À son procès à Paris, le Martiniquais Serge Letchimy défend les conditions de son départ à la retraite
La figure politique martiniquaise Serge Letchimy a défendu lundi sa "probité" à l'ouverture de son procès à Paris sur les conditions de son départ à la retraite début 2016 en tant que fonctionnaire territorial de...
La figure politique martiniquaise Serge Letchimy a défendu lundi sa "probité" à l'ouverture de son procès à Paris sur les conditions de son départ à la retraite début 2016 en tant que fonctionnaire territorial de Fort-de-France, en parallèle de son mandat de député.
Héritier politique d'Aimé Césaire, Serge Letchimy, 72 ans, est poursuivi pour recel de détournement de fonds publics aux côtés du maire de Fort-de-France Didier Laguerre, de son premier adjoint Yvon Pacquit et l'ancien directeur général des services de la collectivité. Le procès est prévu jusqu'à jeudi.

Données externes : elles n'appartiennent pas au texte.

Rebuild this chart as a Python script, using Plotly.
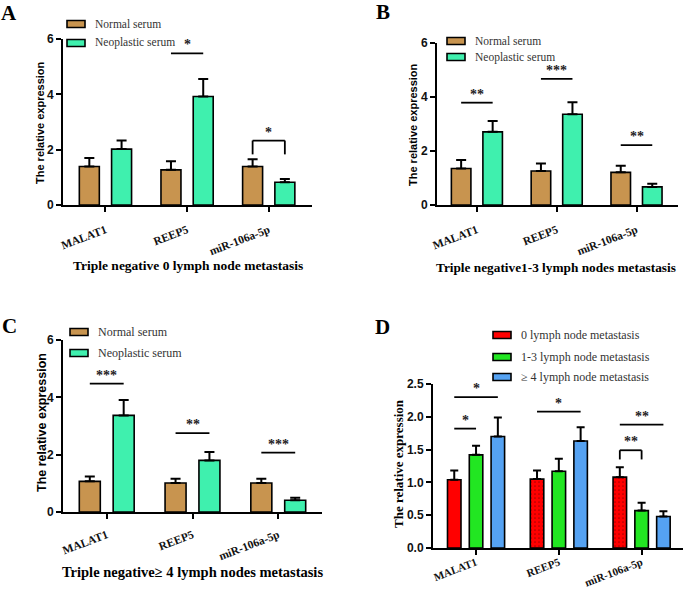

"Depuis ma rencontre avec Aimé Césaire et après 40 ans de vie politique et 33 ans en tant qu'élu, à aucun moment ma probité n'a été remise en cause. J'ai toujours eu la volonté d'une grande transparence et l'exigence d'une intégrité dans toutes mes fonctions politiques, tant au niveau national qu'au niveau local", déclare à la barre celui qui est l'un des visages les plus connus de la vie publique martiniquaise et des outre-mer français.
Le parquet national financier (PNF), basé à Paris, reproche à Serge Letchimy d'avoir été réintégré au premier trimestre 2016 dans ses fonctions d'ingénieur territorial pour la mairie de Fort-de-France pour faire valoir ses droits à la retraite anticipée, tandis qu'il exerçait le mandat de député de la 3e circonscription de Martinique.
Dans cette "violation du principe de séparation des pouvoirs et de non-cumul des emplois", la justice lui reproche d'avoir coûté à la mairie de Fort-de-France 34.000 euros de salaires et charges pendant les trois mois de sa réintégration dans l'administration locale. Serge Letchimy est également accusé d'avoir indûment perçu 67.000 euros d'incitation financière au départ à la retraite et 97.000 euros de pensions de retraite entre avril 2016 et mars 2019.
Convoqué à la barre pour son interrogatoire de personnalité en ce premier jour d'audience, Serge Letchimy remet en contexte son départ à la retraite. Après sa défaite au second tour des régionales de 2015, il dit avoir envisagé un temps d'abandonner la politique et de partir dans le secteur privé.
Personnage de roman
"Je n'ai jamais demandé à être réintégré au sein de la municipalité pour occuper une fonction. J'ai seulement demandé la possibilité d'exercer mon droit de départ à la retraite. Ensuite, j'ai suivi la procédure qui m'a été indiquée", affirme-t-il.
L'ex-député au casier judiciaire vierge se défend d'avoir exercé la moindre activité à cette occasion, ni même d'avoir demandé paiement de son salaire durant les trois mois de sa réintégration dans la fonction publique territoriale.
"C'est une réintégration administrative et tout de suite mise en congés. Lorsque j'ai reçu un premier virement, j'ai tout de suite appelé (le directeur général des services) et j'ai dit +qu'est-ce que c'est que ça ?+. On m'a répondu que c'était obligatoire."
Adoubé très tôt par Aimé Césaire, le père de la "négritude", Serge Letchimy a connu une trajectoire constamment ascendante: maire de la "capitale" martiniquaise de 2001 à 2010, député de 2007 à 2021, président de la Région en 2010 puis, en 2021, président de la toute jeune Collectivité territoriale de Martinique.
A l'Assemblée, ce bon orateur s'était fait un nom à travers plusieurs séquences politiques marquantes. En 2012, son interpellation très vive du ministre de l'Intérieur Claude Guéant après des propos sur la hiérarchie supposée des civilisations avait provoqué la sortie de l'hémicycle du gouvernement Fillon et de l'ensemble de la majorité, un épisode rarissime sous la Ve République.
En 2011, il avait été le rapporteur d'une loi sur l'habitat indigne en outre-mer. Rien de surprenant pour cet urbaniste de formation qui a contribué à la réhabilitation de l'emblématique quartier Texaco à Fort-de-France, un ancien bidonville squatté par des familles pauvres d'origine rurale.
Un épisode de l'histoire de la Martinique rendu célèbre par le roman "Texaco" de Patrick Chamoiseau, prix Goncourt 1992, dans lequel Serge Letchimy était mis en scène dans le rôle - réel - d'un urbaniste accueilli très froidement par les habitants.
Le calendrier judiciaire tombe en outre au plus mal pour Serge Letchimy qui risque l'inéligibilité, alors que l'élu est en plein chantier pour préparer les évolutions institutionnelles de l'île.